There is a music as discourse taking place in contemporary traditional music. Musician/composers share new ideas and provocations through composition, collaboration, and performance.

For some time now, traditional arts have been seeking parity with other arts. Although there are encouraging signs of this across the globe, traditional arts are, in one sense, disadvantaged by the lack of explicit knowledge available. The complex skills and knowledges are still learned primarily through participation rather than more didactic methods. Fear of standardisation is frequently expressed in discussions around this.

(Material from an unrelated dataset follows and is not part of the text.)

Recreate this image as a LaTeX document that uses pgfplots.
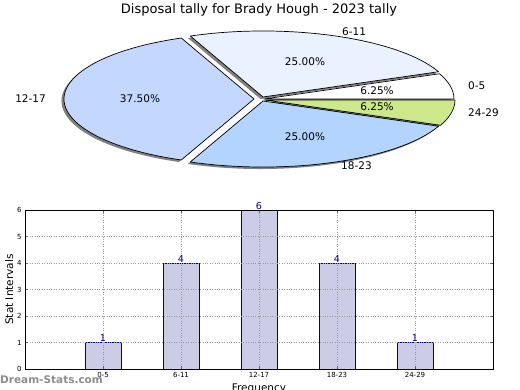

Traditional music studies can embrace artistic research as a means of articulating and understanding the wealth and variety of tacit knowledge that is precious in oral/traditional culture as well as developing new, innovative forms of traditional music. Prioritising the strengths from within traditional music practices, rather than relying on cross-genre, cross-cultural, cross-media collaboration, could be a fruitful means of advancement.

Seen as part of the wider activity of the new traditional school in Scotland, the experimental music-making in this exposition highlights the process of adopting newness while being mindful of past and current convention, much of which is important professionally, socially, and personally. In this relatively unfamiliar task, and having set out to engage with the scores without discussion, these musicians created something musical, expressive, engaging, and meaningful, an immediate musical work that demonstrated complex interaction as a group. To conclude, ‘here is art that invites us to think’ (Borgdorff 2012: 72) about interpretation, convention, community, innovation, and the nature and development of traditional music practice via simple ‘structures for freedom . . . structures for listening’ (Mackenzie in Team A 2008).